Pursuant to the Act, employers may not post any advertisement stating “the employer will not consider any applicant who has been arrested or convicted of one or more crimes or offenses,” unless the opening is for a position exempted from the Act detailed below.   Employers may not require applicants, including internal applicants, to complete any employment application that contains a prohibited inquiry.  The Act prohibits employers from inquiring about an applicant’s criminal history during the first interview of the applicant, whether that interview is conducted in person, by phone or any other method. 

After completion of the “initial application process,” employers may inquire into an applicant’s criminal record in a manner consistent with applicable state and federal law, and may consider the conviction of certain crimes, such as homicide (including manslaughter and death by auto), robbery, sex offenses, weapons possession and aggravated assault, regardless of the date of sentence or the release from incarceration.  However, even after the initial employment application process ends, employers are still prohibited from inquiring into and considering (a) expunged criminal records; (b) arrests that did not result in conviction; (c) disorderly conduct convictions that occurred five (5) or more years earlier; and (d) conviction of crimes of the fourth degree that occurred 10 or more years earlier.  The Act expressly allows employers to refuse “to hire an applicant for employment based upon the applicant’s criminal record,” unless the record has been “expunged or erased through executive pardon, provided such refusal is consistent with other applicable laws, rules and regulations.”

Exceptions

The prohibitions of the Act do not apply to positions:

  •  in law enforcement, corrections, the judiciary, homeland security, or emergency management;
  • where a criminal history record background check is required by law, rule or regulation not preempted by the Act, or where an arrest or conviction would preclude or restrict the individual from holding the job;
  • where any law, rule or regulation not preempted by the Act restricts the employer’s ability to engage in specified business activities based on the criminal records of its employees; or
  • designated to be part of a program designed to encourage the employment of persons who have been arrested or convicted of criminal offenses.
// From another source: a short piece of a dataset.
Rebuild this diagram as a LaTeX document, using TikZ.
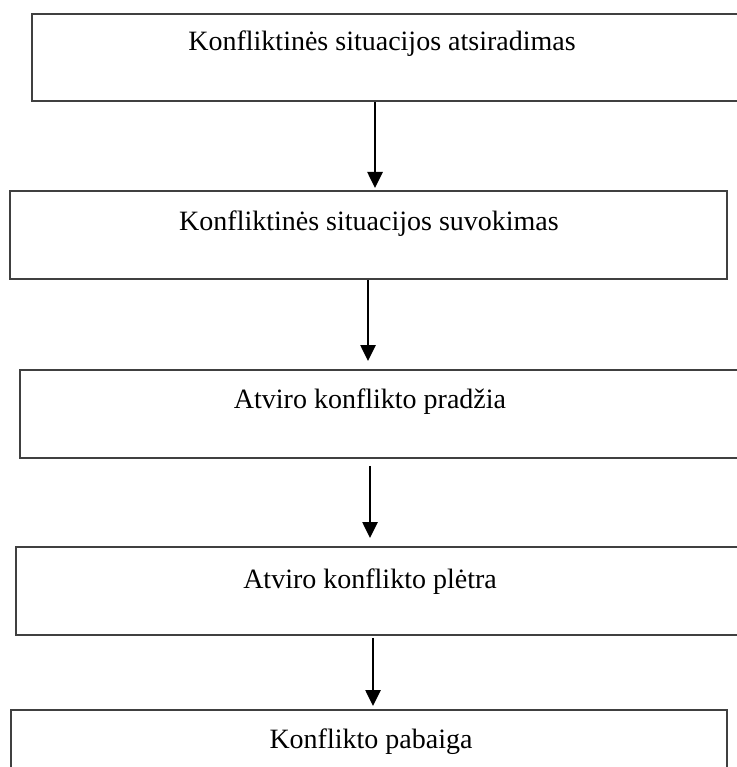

“Persons employed in the domestic service of a family or person at the person’s home, any independent contractors, or any directors or trustees” are exempted from the definition of “employee,” and therefore coverage under Act.

If an applicant voluntarily discloses criminal record information during the initial application period, the employer may make further immediate inquiries.

Remedy for Violations

There is no private cause of action against employers for violations of the Act.  The sole remedy provided for by the Act is a monetary penalty of no more than $1,000 for a first violation, $5,000 for a second violation and $10,000 for each subsequent violation.

Takeaway for Employers

New Jersey employers should take steps to ensure compliance with the Opportunity to Compete Act before March 1, 2015, including:

  • revising employment applications to remove all questions relating to an applicant’s criminal history for positions that are covered by the Act;
  • identifying any exempt positions where inquiry into criminal history remains lawful;
  • training recruiters, human resources personnel and others who conduct interviews not to ask an applicant about his/her criminal history and/or conduct criminal background checks until after an applicant’s initial interview; and
  • confirming that any employment agencies used by the employer have revised their forms and procedures to ensure compliance with the Act.

Employers should also take steps to ensure that any criminal background check ultimately conducted adheres to the requirements of the Fair Credit Reporting Act and any other state and local requirements.